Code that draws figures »

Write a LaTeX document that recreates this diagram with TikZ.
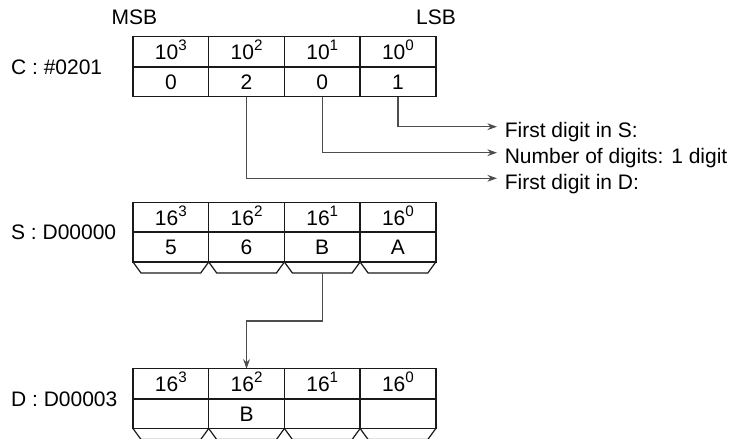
\documentclass[tikz,border=0pt]{standalone}
\usepackage{fontspec}
\setmainfont{Liberation Sans}
\usepackage{xcolor}
\definecolor{cLine}{HTML}{1A1A1A}
\definecolor{cLink}{HTML}{4D4D4D}
\usepackage{tikz}
\usetikzlibrary{positioning,arrows.meta}
\newcommand{\pw}[1]{\raisebox{4.5pt}{\fontsize{7.6}{8}\selectfont #1}}
\tikzset{
  cell/.style={draw=cLine,line width=0.7pt,minimum width=37.85pt,
    inner sep=0pt,outer sep=0pt,text height=7.5pt,text depth=0pt},
  cell-pow/.style={cell,minimum height=15.25pt},
  cell-dig/.style={cell,minimum height=15pt},
  chevron/.style={draw=cLine,line width=0.6pt},
  reg-label/.style={inner sep=0pt,text height=7.5pt,text depth=0pt},
  note/.style={anchor=west,inner xsep=3.7pt,inner ysep=0pt,
    text height=11pt,text depth=0pt},
  link/.style={draw=cLink,line width=0.6pt},
  arrow/.style={link,-{Stealth[length=4.8pt,width=3.4pt]}},
}
\begin{document}
\begin{tikzpicture}[x=0.5pt,y=-0.5pt,font=\fontsize{10.5}{12.6}\selectfont]
  \useasboundingbox (0,0) rectangle (734,439);
  \node[reg-label] (msb) at (134.5,17.5) {MSB};
  \node[reg-label] (lsb) at (436,17.5) {LSB};
  % C : control word
  \node[reg-label,anchor=west] (C-lab) at (10.7,66.5) {C : \#0201};
  \foreach \i/\v [count=\k from 0] in {3/0,2/2,1/0,0/1} {
    \node[cell-pow] (C-p\i) at ({170.85+75.7*\k},52) {10\pw{\i}};
    \node[cell-dig] (C-d\i) at ({170.85+75.7*\k},81.5) {\v};
  }
  % S : source word
  \node[reg-label,anchor=west] (S-lab) at (10.7,232) {S : D00000};
  \foreach \i/\v [count=\k from 0] in {3/5,2/6,1/B,0/A} {
    \node[cell-pow] (S-p\i) at ({170.85+75.7*\k},217.5) {16\pw{\i}};
    \node[cell-dig] (S-d\i) at ({170.85+75.7*\k},247) {\v};
    \draw[chevron] (S-d\i.south west) -- ++(8,11) -- ++(59.7,0) -- (S-d\i.south east);
  }
  % D : destination word
  \node[reg-label,anchor=west] (D-lab) at (10.7,398.5) {D : D00003};
  \foreach \i/\v [count=\k from 0] in {3/,2/B,1/,0/} {
    \node[cell-pow] (D-p\i) at ({170.85+75.7*\k},384) {16\pw{\i}};
    \node[cell-dig] (D-d\i) at ({170.85+75.7*\k},413.5) {\v};
    \draw[chevron] (D-d\i.south west) -- ++(8,11) -- ++(59.7,0) -- (D-d\i.south east);
  }
  \node[note] (firstS) at (497,126.7) {First digit in S:};
  \node[note] (numDig) at (497,152.7) {Number of digits: 1 digit};
  \node[note] (firstD) at (497,178.3) {First digit in D:};
  \draw[arrow] (C-d0.south) |- (firstS.west);
  \draw[arrow] (C-d1.south) |- (numDig.west);
  \draw[arrow] (C-d2.south) |- (firstD.west);
  \draw[arrow] ([yshift=-5.5pt]S-d1.south) -- ++(0,48) -| (D-p2.north);
\end{tikzpicture}
\end{document}
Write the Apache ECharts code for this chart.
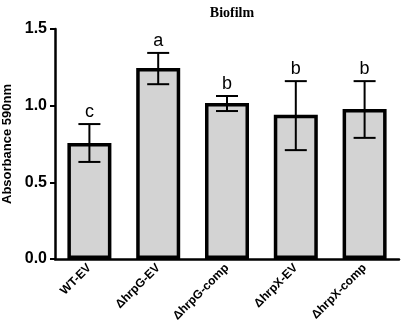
<!DOCTYPE html>
<html>
<head>
<meta charset="utf-8">
<script src="https://cdn.jsdelivr.net/npm/echarts@6/dist/echarts.min.js"></script>
<style>
html, body { margin: 0; padding: 0; background: #fff; }
#chart { width: 403px; height: 336px; }
</style>
</head>
<body>
<div id="chart"></div>
<script>
var categories = ['WT-EV', 'ΔhrpG-EV', 'ΔhrpG-comp', 'ΔhrpX-EV', 'ΔhrpX-comp'];
var means = [0.757, 1.246, 1.018, 0.94, 0.978];
var errLow = [0.633, 1.14, 0.965, 0.71, 0.79];
var errHigh = [0.88, 1.344, 1.063, 1.16, 1.16];
var letters = ['c', 'a', 'b', 'b', 'b'];
var yTicks = [0, 0.5, 1.0, 1.5];

var chart = echarts.init(document.getElementById('chart'));

var errData = categories.map(function (c, i) { return [i, errLow[i], errHigh[i], letters[i]]; });

option = {
    animation: false,
    title: {
        text: 'Biofilm',
        left: 227,
        top: 1,
        textAlign: 'center',
        textStyle: { fontFamily: 'Liberation Serif', fontWeight: 'bold', fontSize: 14, color: '#000' }
    },
    grid: { left: 55, right: 4, top: 29, bottom: 77, containLabel: false, outerBoundsMode: 'none' },
    xAxis: {
        type: 'category',
        data: categories,
        axisLine: { lineStyle: { color: '#000', width: 2.5 } },
        axisTick: { alignWithLabel: true, length: 5, lineStyle: { color: '#000', width: 2 } },
        axisLabel: {
            rotate: 45, margin: 7, color: '#000', fontWeight: 'bold',
            fontFamily: 'Liberation Sans', fontSize: 12
        }
    },
    yAxis: {
        type: 'value',
        min: 0, max: 1.5, interval: 0.5,
        name: 'Absorbance 590nm',
        nameLocation: 'middle',
        nameGap: 33,
        nameTextStyle: { fontFamily: 'Liberation Sans', fontWeight: 'bold', fontSize: 13, color: '#000' },
        axisLine: { show: true, lineStyle: { color: '#000', width: 2.5 } },
        axisTick: { show: true, length: 5, lineStyle: { color: '#000', width: 2 } },
        splitLine: { show: false },
        axisLabel: {
            margin: 8, color: '#000', fontWeight: 'bold', fontFamily: 'Liberation Sans', fontSize: 16,
            formatter: function (v) { return v.toFixed(1); }
        }
    },
    series: [
        {
            type: 'bar',
            data: means,
            barWidth: 44,
            itemStyle: { color: '#d3d3d3', borderColor: '#000', borderWidth: 3.5 }
        },
        {
            type: 'custom',
            data: errData,
            z: 10,
            renderItem: function (params, api) {
                var x = api.value(0);
                var lo = api.coord([x, api.value(1)]);
                var hi = api.coord([x, api.value(2)]);
                var half = 11;
                var style = { stroke: '#000', lineWidth: 2 };
                return {
                    type: 'group',
                    children: [
                        { type: 'line', shape: { x1: hi[0], y1: hi[1], x2: lo[0], y2: lo[1] }, style: style },
                        { type: 'line', shape: { x1: hi[0] - half, y1: hi[1], x2: hi[0] + half, y2: hi[1] }, style: style },
                        { type: 'line', shape: { x1: lo[0] - half, y1: lo[1], x2: lo[0] + half, y2: lo[1] }, style: style },
                        {
                            type: 'text',
                            style: {
                                x: hi[0], y: hi[1] - 3, text: api.value(3),
                                textAlign: 'center', textVerticalAlign: 'bottom',
                                fontFamily: 'Liberation Sans', fontSize: 18, fill: '#000'
                            }
                        }
                    ]
                };
            }
        }
    ]
};

chart.setOption(option);
</script>
</body>
</html>
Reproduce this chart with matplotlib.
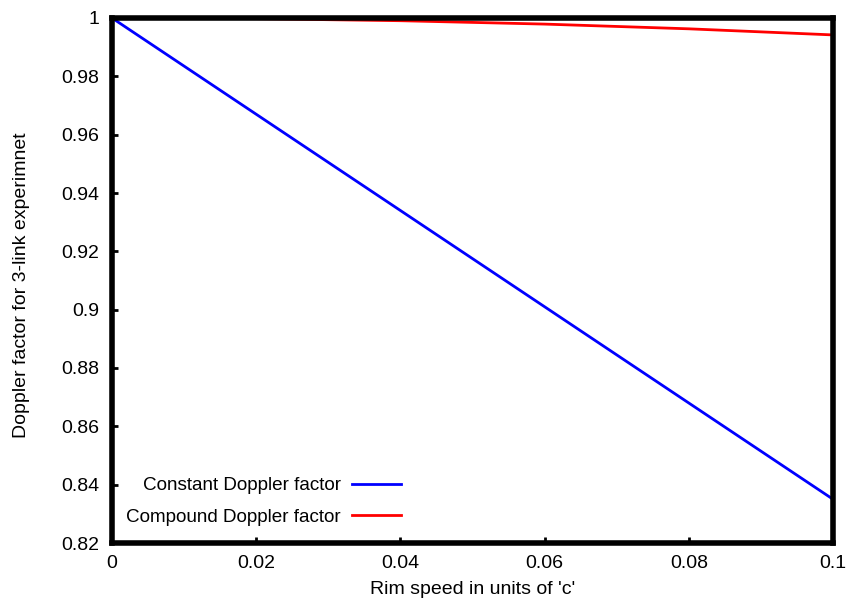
import numpy as np
import matplotlib.pyplot as plt
from matplotlib.lines import Line2D

plt.rcParams['font.family'] = ['Liberation Sans', 'DejaVu Sans']

# rim speed (units of c) and Doppler factors
speed = [0.0, 0.02, 0.04, 0.06, 0.08, 0.1]
constant_factor = [1.0, 0.967, 0.934, 0.901, 0.868, 0.835]
compound_factor = [1.0, 0.99977, 0.99907, 0.99791, 0.99629, 0.9942]

xticks = [0, 0.02, 0.04, 0.06, 0.08, 0.1]
yticks = [0.82, 0.84, 0.86, 0.88, 0.9, 0.92, 0.94, 0.96, 0.98, 1]

W, H = 848, 601
fs = 14.0

fig = plt.figure(figsize=(W / 100, H / 100), dpi=100)
ax = fig.add_axes([112 / W, 1 - 543 / H, 721 / W, 525 / H])

ax.plot(speed, constant_factor, color='#0000ff', lw=2)
ax.plot(speed, compound_factor, color='#ff0000', lw=2)

ax.set_xlim(0, 0.1)
ax.set_ylim(0.82, 1.0)
ax.set_xticks(xticks)
ax.set_xticklabels(['%g' % t for t in xticks])
ax.set_yticks(yticks)
ax.set_yticklabels(['%g' % t for t in yticks])
ax.tick_params(direction='in', length=4, width=2, labelsize=fs, pad=9,
               top=False, right=False)
for s in ax.spines.values():
    s.set_linewidth(4)

fig.text(473 / W, 1 - 590 / H, "Rim speed in units of 'c'", fontsize=fs,
         ha='center', va='center')
fig.text(22 / W, 1 - 285 / H, "Doppler factor for 3-link experimnet", fontsize=fs,
         ha='center', va='center', rotation=90)

# gnuplot-style key: text right aligned, sample line to the right
handles = [Line2D([], [], color='#0000ff', lw=2), Line2D([], [], color='#ff0000', lw=2)]
leg = ax.legend(handles, ['Constant Doppler factor', 'Compound Doppler factor'],
                loc='upper right', bbox_to_anchor=(401 / W, 1 - 477 / H),
                bbox_transform=fig.transFigure, frameon=False,
                fontsize=13.6, markerfirst=False, handlelength=2.6,
                labelspacing=0.75, handletextpad=0.6, borderpad=0, borderaxespad=0)
for t in leg.get_texts():
    t.set_ha('right')
leg._legend_box.align = 'right'

fig.savefig('out.png', dpi=100)
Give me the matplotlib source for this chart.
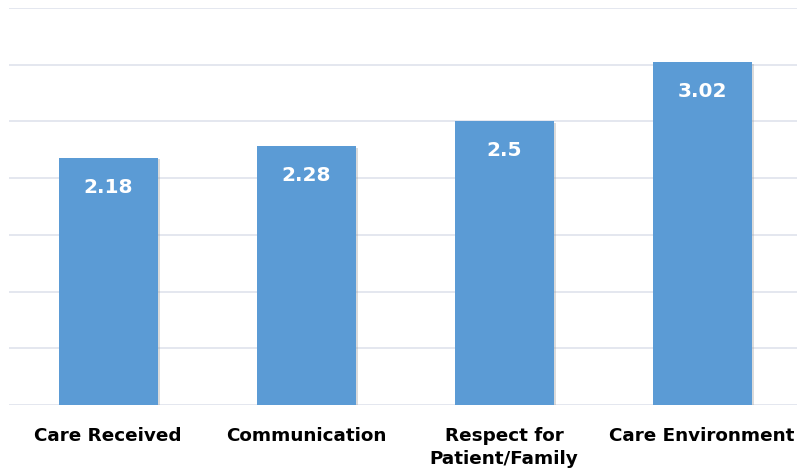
import matplotlib.pyplot as plt
import matplotlib.patheffects as pe

# Rata-rata skor per kategori
kategori = ["Care Received", "Communication", "Respect for\nPatient/Family", "Care Environment"]
skor = [2.18, 2.28, 2.5, 3.02]

warna_bar = "#5B9BD5"
warna_grid = "#E2E5EE"

fig = plt.figure(figsize=(7.97, 4.74), dpi=100)
ax = fig.add_axes([9 / 797, 69 / 474, 792 / 797, 397 / 474])

posisi = range(len(kategori))
bars = ax.bar(posisi, skor, width=0.5, color=warna_bar, zorder=3)
# bayangan tipis di sisi bar
for b in bars:
    b.set_path_effects([pe.SimplePatchShadow(offset=(1.5, -1), shadow_rgbFace="#9a9a9a", alpha=0.35),
                        pe.Normal()])

# Label nilai di dalam bar
for b, nilai in zip(bars, skor):
    ax.text(b.get_x() + b.get_width() / 2, nilai - 0.26, f"{nilai:g}",
            ha="center", va="center", color="white", fontsize=14.5,
            fontweight="heavy", zorder=4)

ax.set_xlim(-0.5, 3.5)
ax.set_ylim(0, 3.5)
ax.set_yticks([i * 0.5 for i in range(8)])
ax.set_yticklabels([])
ax.tick_params(axis="y", length=0)
ax.grid(axis="y", color=warna_grid, linewidth=1.3, zorder=0)

ax.set_xticks(list(posisi))
ax.set_xticklabels(kategori, fontsize=13.2, fontweight="bold", linespacing=1.35,
                   va="top")
ax.tick_params(axis="x", length=0, pad=16)

for sisi in ax.spines.values():
    sisi.set_visible(False)

fig.savefig("out.png", dpi=100)
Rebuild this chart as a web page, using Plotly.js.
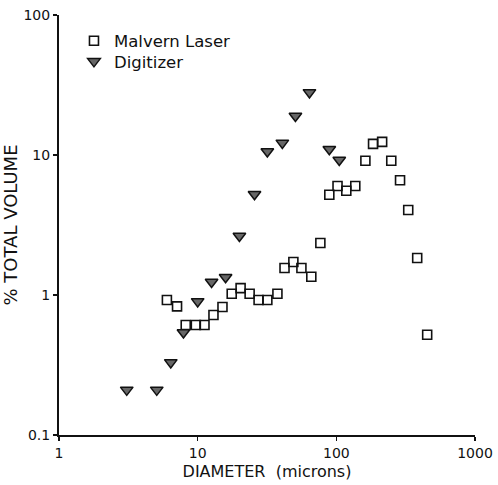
<!DOCTYPE html>
<html>
<head>
<meta charset="utf-8">
<script src="https://cdn.plot.ly/plotly-3.0.1.min.js"></script>
<style>html,body{margin:0;padding:0;background:#fff;}#chart{width:498px;height:485px;}</style>
</head>
<body>
<div id="chart"></div>
<script>
const malvernDiameter = [6.0, 7.1, 8.2, 9.7, 11.2, 13.0, 15.1, 17.6, 20.4, 23.7, 27.5, 31.8, 37.6, 42.3, 49, 56, 66, 76.7, 89, 102, 118, 137, 162, 184, 214, 249, 288, 330, 383, 452];
const malvernVolume   = [0.92, 0.83, 0.61, 0.61, 0.61, 0.72, 0.82, 1.02, 1.12, 1.02, 0.92, 0.92, 1.02, 1.56, 1.72, 1.56, 1.35, 2.35, 5.2, 6.0, 5.55, 6.0, 9.1, 12.0, 12.4, 9.1, 6.6, 4.05, 1.84, 0.52];
const digitizerDiameter = [3.08, 5.07, 6.4, 7.9, 10.0, 12.6, 15.9, 20.0, 25.7, 31.8, 40.8, 50.7, 64, 89, 105];
const digitizerVolume   = [0.21, 0.21, 0.33, 0.54, 0.9, 1.24, 1.34, 2.64, 5.25, 10.6, 12.2, 19.0, 28.0, 11.0, 9.2];
const tickVals = [0.1, 1, 10, 100, 1000];
const tickText = ['0.1', '1', '10', '100', '1000'];

const FONT = '"DejaVu Sans", sans-serif';

const traces = [
  {
    x: malvernDiameter, y: malvernVolume, name: 'Malvern Laser',
    type: 'scatter', mode: 'markers', legend: 'legend',
    marker: {symbol: 'square-open', size: 9, color: '#111', line: {width: 1.6, color: '#111'}}
  },
  {
    x: digitizerDiameter, y: digitizerVolume, name: 'Digitizer',
    type: 'scatter', mode: 'markers', legend: 'legend2',
    marker: {symbol: 'triangle-down', size: 11, color: '#666', line: {width: 1.5, color: '#111'}}
  }
];

const legendCommon = {xanchor: 'left', yanchor: 'middle', bgcolor: 'rgba(0,0,0,0)',
  font: {size: 16.5, family: FONT, color: '#111'}, itemwidth: 30};

const layout = {
  width: 498, height: 485,
  margin: {l: 59, r: 23, t: 15, b: 50},
  paper_bgcolor: '#fff', plot_bgcolor: '#fff',
  font: {family: FONT, color: '#111', size: 14},
  showlegend: true,
  legend: Object.assign({x: 0.036, y: 0.938}, legendCommon),
  legend2: Object.assign({x: 0.036, y: 0.889}, legendCommon),
  xaxis: {
    type: 'log', range: [0, 3], tickvals: tickVals, ticktext: tickText,
    showgrid: false, zeroline: false, showline: true, linecolor: '#111', linewidth: 2,
    ticks: 'outside', ticklen: 4, tickwidth: 1.5, tickcolor: '#111',
    tickfont: {size: 14, family: FONT},
    title: {text: 'DIAMETER&nbsp;&nbsp;(microns)', font: {size: 16, family: FONT}, standoff: 6}
  },
  yaxis: {
    type: 'log', range: [-1, 2], tickvals: tickVals, ticktext: tickText,
    showgrid: false, zeroline: false, showline: true, linecolor: '#111', linewidth: 2,
    ticks: 'outside', ticklen: 4, tickwidth: 1.5, tickcolor: '#111',
    tickfont: {size: 14, family: FONT},
    title: {text: '% TOTAL VOLUME', font: {size: 18, family: FONT}, standoff: 4}
  }
};

Plotly.newPlot('chart', traces, layout, {staticPlot: true, displayModeBar: false});
</script>
</body>
</html>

AIM OF THE TASK » Search the entries for the string "this" and collect each line that has it.

FINISHED ANSWER »
Write a LaTeX document that recreates this diagram with TikZ.
Write the Apache ECharts code for this chart.
Reproduce this chart with matplotlib.
Give me the matplotlib source for this chart.
Rebuild this chart as a web page, using Plotly.js.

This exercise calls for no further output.